== Data section

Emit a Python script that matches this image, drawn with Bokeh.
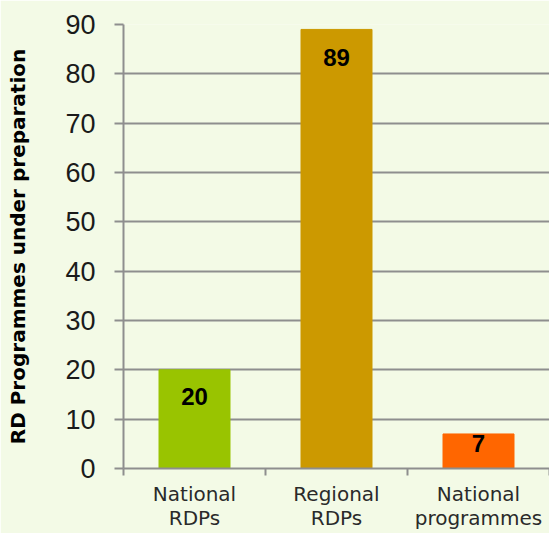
import numpy as np
from bokeh.plotting import figure
from bokeh.models import ColumnDataSource, Range1d, LinearAxis, FixedTicker
from bokeh.embed import file_html
from bokeh.resources import INLINE
from bokeh.core.properties import value

# ---- data ----
categories = ["National\nRDPs", "Regional\nRDPs", "National\nprogrammes"]
counts = [20, 89, 7]
bar_colors = ["#99C400", "#CC9900", "#FF6600"]
y_ticks = [0, 10, 20, 30, 40, 50, 60, 70, 80, 90]
y_label = "RD Programmes under preparation"

BG = "#F3FAE6"
GRID = "#8E8E8E"

n = len(categories)
centers = [i + 0.5 for i in range(n)]
bounds = list(range(n + 1))
vals = np.array(counts, dtype=float)
label_y = np.maximum(vals - 5.7, vals * 0.73)

src = ColumnDataSource(dict(
    x=centers, top=counts, color=bar_colors,
    ly=list(label_y), txt=[str(c) for c in counts],
))

p = figure(width=549, height=533, x_range=Range1d(0, n),
           y_range=Range1d(0, 90), x_axis_location=None,
           output_backend="svg", toolbar_location=None,
           min_border_left=123, min_border_right=0,
           min_border_top=24, min_border_bottom=65)
p.background_fill_color = BG
p.border_fill_color = BG
p.outline_line_color = None

p.xgrid.visible = False
p.ygrid.grid_line_color = GRID
p.ygrid.grid_line_width = 2
p.ygrid.ticker = FixedTicker(ticks=y_ticks)

p.vbar(x="x", top="top", width=0.5, color="color", source=src)
p.text(x="x", y="ly", text="txt", source=src,
       text_font=value("Liberation Sans"), text_font_style="bold",
       text_font_size="24px", text_color="#000000",
       text_align="center", text_baseline="middle")

# y axis
ya = p.yaxis[0]
ya.ticker = FixedTicker(ticks=y_ticks)
ya.axis_line_color = GRID
ya.axis_line_width = 2
ya.major_tick_line_color = GRID
ya.major_tick_line_width = 2
ya.major_tick_out = 9
ya.major_tick_in = 0
ya.minor_tick_line_color = None
ya.major_label_text_font = "Liberation Sans"
ya.major_label_text_font_size = "27px"
ya.major_label_text_color = "#1A1A1A"
ya.major_label_standoff = 19
ya.axis_label = y_label
ya.axis_label_text_font = "DejaVu Sans"
ya.axis_label_text_font_style = "bold"
ya.axis_label_text_font_size = "20px"
ya.axis_label_text_color = "#000000"
ya.axis_label_standoff = 32

# x axis: labels at category centers, separator ticks (minor) at boundaries
xa = LinearAxis(ticker=FixedTicker(ticks=centers, minor_ticks=bounds),
                axis_line_color=GRID, axis_line_width=2,
                major_tick_line_color=None, major_tick_out=0, major_tick_in=0,
                minor_tick_line_color=GRID, minor_tick_line_width=2,
                minor_tick_out=7, minor_tick_in=0,
                major_label_overrides={c: lab for c, lab in zip(centers, categories)},
                major_label_text_font="DejaVu Sans",
                major_label_text_font_size="20px",
                major_label_text_line_height=1.0,
                major_label_text_color="#2A2A2A",
                major_label_standoff=6)
p.add_layout(xa, "below")

open("out.html", "w").write(file_html(p, INLINE))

====

**Directions:** Skip the pictures, please, and transcribe only the lines from the beginning of the material through the one that contains "p.ygrid.ticker = FixedTicker(ticks=y_ticks)".

**Exercise output:**
Emit a Python script that matches this image, drawn with Bokeh.
import numpy as np
from bokeh.plotting import figure
from bokeh.models import ColumnDataSource, Range1d, LinearAxis, FixedTicker
from bokeh.embed import file_html
from bokeh.resources import INLINE
from bokeh.core.properties import value

# ---- data ----
categories = ["National\nRDPs", "Regional\nRDPs", "National\nprogrammes"]
counts = [20, 89, 7]
bar_colors = ["#99C400", "#CC9900", "#FF6600"]
y_ticks = [0, 10, 20, 30, 40, 50, 60, 70, 80, 90]
y_label = "RD Programmes under preparation"

BG = "#F3FAE6"
GRID = "#8E8E8E"

n = len(categories)
centers = [i + 0.5 for i in range(n)]
bounds = list(range(n + 1))
vals = np.array(counts, dtype=float)
label_y = np.maximum(vals - 5.7, vals * 0.73)

src = ColumnDataSource(dict(
    x=centers, top=counts, color=bar_colors,
    ly=list(label_y), txt=[str(c) for c in counts],
))

p = figure(width=549, height=533, x_range=Range1d(0, n),
           y_range=Range1d(0, 90), x_axis_location=None,
           output_backend="svg", toolbar_location=None,
           min_border_left=123, min_border_right=0,
           min_border_top=24, min_border_bottom=65)
p.background_fill_color = BG
p.border_fill_color = BG
p.outline_line_color = None

p.xgrid.visible = False
p.ygrid.grid_line_color = GRID
p.ygrid.grid_line_width = 2
p.ygrid.ticker = FixedTicker(ticks=y_ticks)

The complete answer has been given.